Nos meios rurais, Palme incluído, aproveitou-se este período
de fartura para se fazerem peditórios de géneros agrícolas que, depois de leiloados,
ajudam a fazer face aos encargos das confrarias religiosas ou das comissões de
festas. Estes peditórios são conhecidos por “esmolas de São Miguel” e têm lugar
no início de outubro. No passado, as esmolas arrebanhadas eram muito mais
parcas do que hoje. Em tempos de penúria, as pessoas davam uma malguinha de
feijão, meio quarto de milho, um fundo de batatas numa saca pequena. Não eram
precisos veículos para transportar as oferendas, pois os esmolantes
carregavam-nas facilmente às costas. Mais para cá, as esmolas
profissionalizaram-se e surgiram os bombos e a utilização de um trator para
transportar as dádivas. Nos últimos anos, provavelmente porque não há quem
toque os bombos, institucionalizou-se o uso do altifalante, armado numa carrinha
de caixa aberta, a passar folclore e música popular. E, em tempo de vacas
gordas, os esmolantes tornaram-se mais ávidos: já não lhes chega a arroba de
milho; também querem aquele par de galos, aquele vaso de orquídeas (que rico) e
um frasquinho de mel daquelas colmeias Ou então simplesmente dinheiro, que é
mais leve e não é preciso arrematar. E afinal, o carcanhol é que faz falta.

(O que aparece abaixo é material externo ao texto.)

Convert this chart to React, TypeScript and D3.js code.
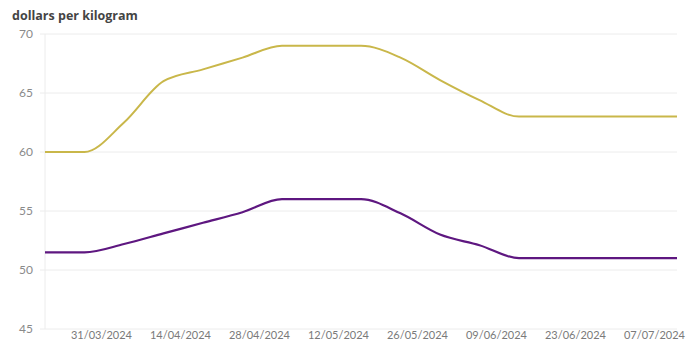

Em Palme, este ano, as esmolas de São Miguel foram tantas,
que se arrastaram de outubro quase até dezembro. São demasiados peditórios num
espaço tão curto de tempo e, muitas pessoas, e com razão, já se andam por aí a
queixar. Então vejamos: esmola das Almas, esmola do Senhor, esmola do Santo
António, esmola da Senhora dos Remédios (este ano foram duas) e esmola para o
Palme Futebol Clube. Se a isto acrescentarmos o peditório para a festa de Santo
André, que se fez em finais deste mês, e o do Menino, que vem já a seguir, são
sete peditórios seguidinhos. Já para não falar do pagamento da Premissa que,
como os mais cumpridores sabem, deverá ser feito em outubro. São, obviamente, demasiados
encargos religiosos, até porque muita gente não tem géneros agrícolas para
oferecer e têm que contribuir com dinheiro. E para aqueles que têm filhos a
estudar, os meses de setembro e de outubro são férteis em despesas.
O bom senso
recomenda, pois, que para não sobrecarregar a população, os peditórios fossem
distribuídos ao longo do ano. Porque não realizar os peditórios que se fazem
apenas em dinheiro noutra altura do ano? Qual o sentido destes peditórios se fazerem
no São Miguel se só recolhem dinheiro? Porque não limitar os peditórios em
géneros a dois por mês? Se nada for feito é provável que as pessoas se
encolham, só deem a quem tiverem mais devoção, dividam o que davam antes por
mais peditórios ou, simplesmente, fechem a porta e não apareçam. Em boa parte,
este problema resulta do grande número de festas religiosas que a freguesia
atualmente comporta. Numa altura em que se assiste à supressão de festas e se
sentem dificuldades para organizar comissões um pouco por todo o lado, não
deixa de ser curioso que, em Palme, o número de festas tenha aumentado. Será
que se vão aguentar? Este assunto fica para um próximo post do blogue.